STORED DATA:
****************

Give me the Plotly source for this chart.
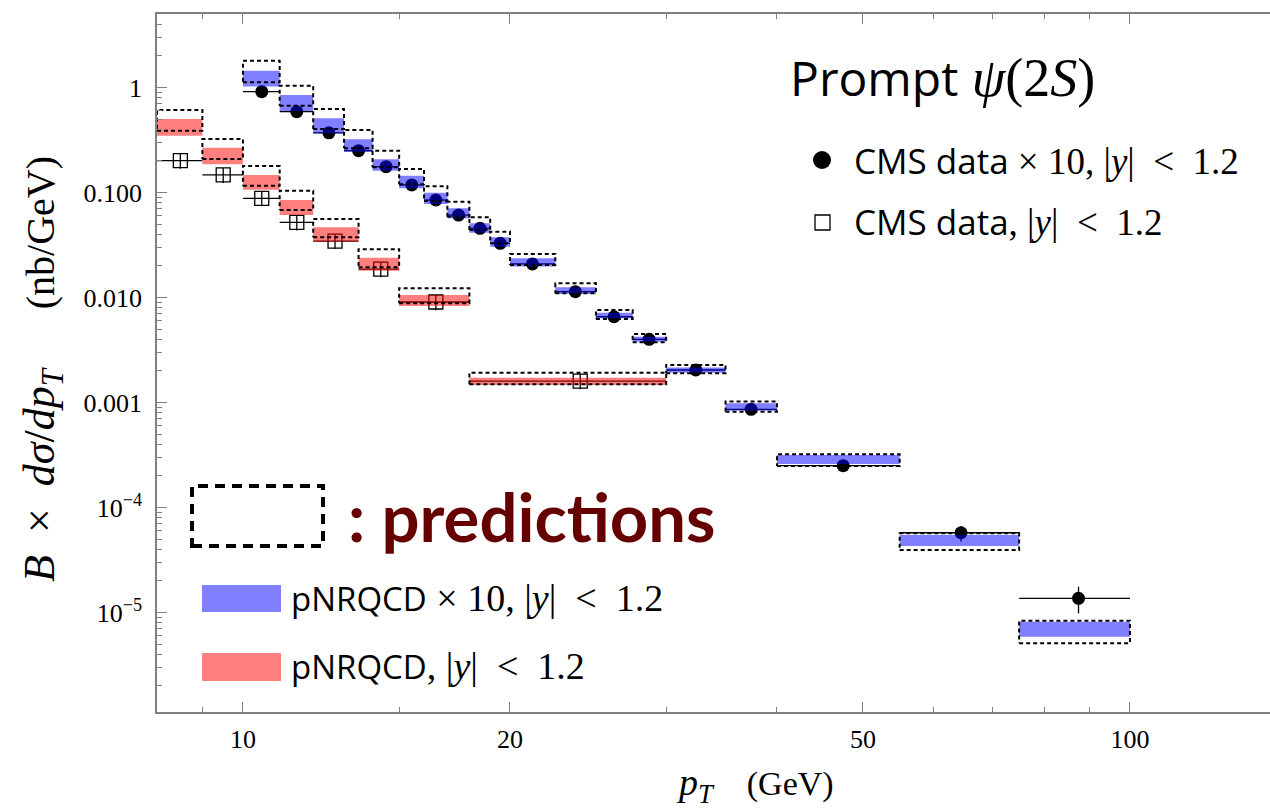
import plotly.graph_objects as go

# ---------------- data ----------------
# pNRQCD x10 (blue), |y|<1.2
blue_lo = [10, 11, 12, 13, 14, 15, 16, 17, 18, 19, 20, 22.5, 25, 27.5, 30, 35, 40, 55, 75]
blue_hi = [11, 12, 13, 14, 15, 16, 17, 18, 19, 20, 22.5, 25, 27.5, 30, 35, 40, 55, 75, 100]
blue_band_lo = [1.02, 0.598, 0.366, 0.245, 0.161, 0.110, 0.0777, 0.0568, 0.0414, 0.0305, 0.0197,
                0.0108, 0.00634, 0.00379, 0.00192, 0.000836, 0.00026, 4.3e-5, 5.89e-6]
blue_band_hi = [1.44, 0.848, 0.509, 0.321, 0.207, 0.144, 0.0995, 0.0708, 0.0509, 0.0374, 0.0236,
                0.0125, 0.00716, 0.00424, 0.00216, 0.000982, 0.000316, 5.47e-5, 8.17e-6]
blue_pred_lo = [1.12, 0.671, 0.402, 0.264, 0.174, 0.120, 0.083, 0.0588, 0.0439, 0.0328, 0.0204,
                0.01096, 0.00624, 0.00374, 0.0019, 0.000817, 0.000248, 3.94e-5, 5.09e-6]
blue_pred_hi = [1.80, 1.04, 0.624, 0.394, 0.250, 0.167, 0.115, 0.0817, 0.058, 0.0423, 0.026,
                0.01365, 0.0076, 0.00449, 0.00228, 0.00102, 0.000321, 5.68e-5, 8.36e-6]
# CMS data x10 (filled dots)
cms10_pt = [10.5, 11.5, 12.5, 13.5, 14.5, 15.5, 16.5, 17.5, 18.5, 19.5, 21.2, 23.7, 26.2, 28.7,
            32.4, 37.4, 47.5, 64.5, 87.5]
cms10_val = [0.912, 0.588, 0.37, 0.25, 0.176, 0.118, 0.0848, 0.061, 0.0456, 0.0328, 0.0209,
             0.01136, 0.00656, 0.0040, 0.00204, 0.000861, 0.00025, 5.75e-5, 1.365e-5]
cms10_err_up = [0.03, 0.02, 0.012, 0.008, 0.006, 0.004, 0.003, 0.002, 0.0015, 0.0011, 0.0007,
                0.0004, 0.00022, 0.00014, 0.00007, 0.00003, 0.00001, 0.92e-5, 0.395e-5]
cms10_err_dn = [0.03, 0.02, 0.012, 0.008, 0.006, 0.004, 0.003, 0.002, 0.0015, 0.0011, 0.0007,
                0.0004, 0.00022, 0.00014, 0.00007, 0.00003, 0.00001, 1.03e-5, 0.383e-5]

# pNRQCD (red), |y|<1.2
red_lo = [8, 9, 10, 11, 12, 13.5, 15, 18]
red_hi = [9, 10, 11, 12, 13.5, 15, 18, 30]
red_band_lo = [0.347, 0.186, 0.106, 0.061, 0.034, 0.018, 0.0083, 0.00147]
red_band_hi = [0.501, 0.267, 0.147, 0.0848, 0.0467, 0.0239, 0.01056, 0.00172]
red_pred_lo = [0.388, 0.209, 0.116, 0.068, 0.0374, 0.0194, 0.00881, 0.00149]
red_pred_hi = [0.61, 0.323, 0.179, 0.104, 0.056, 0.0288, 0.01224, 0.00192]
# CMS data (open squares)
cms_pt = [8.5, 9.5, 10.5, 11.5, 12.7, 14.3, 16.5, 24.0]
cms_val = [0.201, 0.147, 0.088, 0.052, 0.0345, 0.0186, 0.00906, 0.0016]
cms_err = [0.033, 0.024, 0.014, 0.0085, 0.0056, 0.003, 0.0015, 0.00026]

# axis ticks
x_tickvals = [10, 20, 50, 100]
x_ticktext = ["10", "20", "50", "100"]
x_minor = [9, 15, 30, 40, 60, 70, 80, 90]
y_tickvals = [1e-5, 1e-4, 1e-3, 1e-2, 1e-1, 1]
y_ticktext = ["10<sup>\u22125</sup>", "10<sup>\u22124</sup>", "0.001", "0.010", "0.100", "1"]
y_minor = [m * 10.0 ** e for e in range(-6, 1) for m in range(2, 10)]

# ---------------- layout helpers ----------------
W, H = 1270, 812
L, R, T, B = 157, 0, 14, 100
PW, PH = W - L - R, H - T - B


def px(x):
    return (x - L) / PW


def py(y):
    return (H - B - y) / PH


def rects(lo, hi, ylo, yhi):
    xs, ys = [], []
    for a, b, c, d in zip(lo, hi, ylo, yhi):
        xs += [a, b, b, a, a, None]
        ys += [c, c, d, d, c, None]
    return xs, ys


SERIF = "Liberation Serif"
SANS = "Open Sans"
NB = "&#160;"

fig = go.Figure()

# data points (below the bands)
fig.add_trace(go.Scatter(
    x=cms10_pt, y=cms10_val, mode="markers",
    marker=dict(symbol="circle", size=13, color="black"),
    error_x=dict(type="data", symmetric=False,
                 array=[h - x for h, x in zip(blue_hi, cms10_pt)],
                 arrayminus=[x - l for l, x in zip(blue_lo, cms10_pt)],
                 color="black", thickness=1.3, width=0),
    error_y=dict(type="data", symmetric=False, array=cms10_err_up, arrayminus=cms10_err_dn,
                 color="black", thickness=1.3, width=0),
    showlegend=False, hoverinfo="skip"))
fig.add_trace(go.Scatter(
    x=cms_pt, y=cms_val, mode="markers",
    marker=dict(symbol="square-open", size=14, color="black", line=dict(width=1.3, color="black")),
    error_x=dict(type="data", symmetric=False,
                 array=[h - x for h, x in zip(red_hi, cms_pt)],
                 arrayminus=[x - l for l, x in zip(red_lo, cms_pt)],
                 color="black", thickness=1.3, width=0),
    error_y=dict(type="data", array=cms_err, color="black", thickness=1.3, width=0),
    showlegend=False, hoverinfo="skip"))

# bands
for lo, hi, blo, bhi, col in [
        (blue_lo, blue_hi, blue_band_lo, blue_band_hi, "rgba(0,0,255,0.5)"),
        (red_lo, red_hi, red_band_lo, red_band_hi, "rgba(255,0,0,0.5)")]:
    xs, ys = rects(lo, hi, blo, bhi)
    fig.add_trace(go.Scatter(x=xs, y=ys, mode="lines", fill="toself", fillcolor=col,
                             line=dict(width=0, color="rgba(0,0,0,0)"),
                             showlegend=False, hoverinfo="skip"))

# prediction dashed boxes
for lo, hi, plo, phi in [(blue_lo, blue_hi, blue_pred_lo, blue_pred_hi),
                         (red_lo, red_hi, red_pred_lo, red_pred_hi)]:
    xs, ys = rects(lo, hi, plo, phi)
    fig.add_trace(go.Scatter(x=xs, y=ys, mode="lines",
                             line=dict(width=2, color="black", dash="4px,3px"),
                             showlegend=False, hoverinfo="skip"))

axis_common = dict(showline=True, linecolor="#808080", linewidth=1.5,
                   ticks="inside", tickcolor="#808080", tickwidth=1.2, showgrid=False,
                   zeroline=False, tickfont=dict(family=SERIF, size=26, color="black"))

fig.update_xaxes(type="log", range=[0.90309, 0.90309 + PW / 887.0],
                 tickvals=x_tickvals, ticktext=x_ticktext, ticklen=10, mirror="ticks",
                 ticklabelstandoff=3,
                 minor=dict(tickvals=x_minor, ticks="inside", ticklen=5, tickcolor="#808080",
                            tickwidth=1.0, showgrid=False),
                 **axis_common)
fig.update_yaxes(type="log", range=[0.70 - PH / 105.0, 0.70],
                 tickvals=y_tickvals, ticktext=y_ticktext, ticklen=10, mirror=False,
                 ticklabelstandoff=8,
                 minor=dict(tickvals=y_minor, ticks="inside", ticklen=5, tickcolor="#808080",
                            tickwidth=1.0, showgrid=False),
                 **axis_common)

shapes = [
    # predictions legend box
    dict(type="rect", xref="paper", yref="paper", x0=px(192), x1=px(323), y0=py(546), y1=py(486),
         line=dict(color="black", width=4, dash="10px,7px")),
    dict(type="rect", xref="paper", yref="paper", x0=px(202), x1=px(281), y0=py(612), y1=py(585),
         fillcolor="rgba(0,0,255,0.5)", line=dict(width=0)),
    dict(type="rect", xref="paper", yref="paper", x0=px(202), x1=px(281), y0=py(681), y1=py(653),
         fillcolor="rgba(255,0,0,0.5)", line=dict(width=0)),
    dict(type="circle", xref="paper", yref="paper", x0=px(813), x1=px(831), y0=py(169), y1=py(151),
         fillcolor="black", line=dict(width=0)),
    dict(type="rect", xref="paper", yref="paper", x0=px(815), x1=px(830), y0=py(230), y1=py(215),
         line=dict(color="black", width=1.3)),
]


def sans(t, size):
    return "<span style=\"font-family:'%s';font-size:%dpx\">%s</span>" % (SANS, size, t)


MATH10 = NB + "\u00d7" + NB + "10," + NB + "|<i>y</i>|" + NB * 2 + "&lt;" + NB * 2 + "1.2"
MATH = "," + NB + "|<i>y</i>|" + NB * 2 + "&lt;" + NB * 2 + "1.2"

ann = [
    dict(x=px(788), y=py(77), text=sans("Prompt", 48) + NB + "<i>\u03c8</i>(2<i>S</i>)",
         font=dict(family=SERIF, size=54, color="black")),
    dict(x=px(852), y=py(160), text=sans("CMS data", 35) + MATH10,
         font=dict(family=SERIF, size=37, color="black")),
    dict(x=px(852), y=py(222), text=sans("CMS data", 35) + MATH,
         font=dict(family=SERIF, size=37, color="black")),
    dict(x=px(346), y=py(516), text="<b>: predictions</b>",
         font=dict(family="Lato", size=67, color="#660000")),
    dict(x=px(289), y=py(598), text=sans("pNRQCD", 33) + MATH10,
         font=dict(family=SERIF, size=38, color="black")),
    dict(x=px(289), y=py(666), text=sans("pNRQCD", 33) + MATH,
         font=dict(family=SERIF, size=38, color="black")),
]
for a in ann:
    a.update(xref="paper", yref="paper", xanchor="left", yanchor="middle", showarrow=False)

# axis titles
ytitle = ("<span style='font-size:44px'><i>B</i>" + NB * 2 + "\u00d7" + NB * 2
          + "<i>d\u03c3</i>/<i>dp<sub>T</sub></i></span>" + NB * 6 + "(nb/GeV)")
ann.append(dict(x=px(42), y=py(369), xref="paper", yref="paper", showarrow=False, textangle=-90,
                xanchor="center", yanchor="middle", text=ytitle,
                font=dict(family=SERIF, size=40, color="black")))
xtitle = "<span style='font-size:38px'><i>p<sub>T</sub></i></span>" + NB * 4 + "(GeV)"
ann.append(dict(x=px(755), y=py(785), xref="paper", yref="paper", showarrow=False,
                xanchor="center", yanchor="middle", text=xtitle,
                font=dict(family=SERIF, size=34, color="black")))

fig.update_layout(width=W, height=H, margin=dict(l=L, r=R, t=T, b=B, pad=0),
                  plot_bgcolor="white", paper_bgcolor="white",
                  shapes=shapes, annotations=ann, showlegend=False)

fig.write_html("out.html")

****************

DIRECTION: Begin at the first line of the material and copy each line exactly through the one containing "import plotly.graph_objects as go". Omit pictures.

EXERCISE ANSWER:
Give me the Plotly source for this chart.
import plotly.graph_objects as go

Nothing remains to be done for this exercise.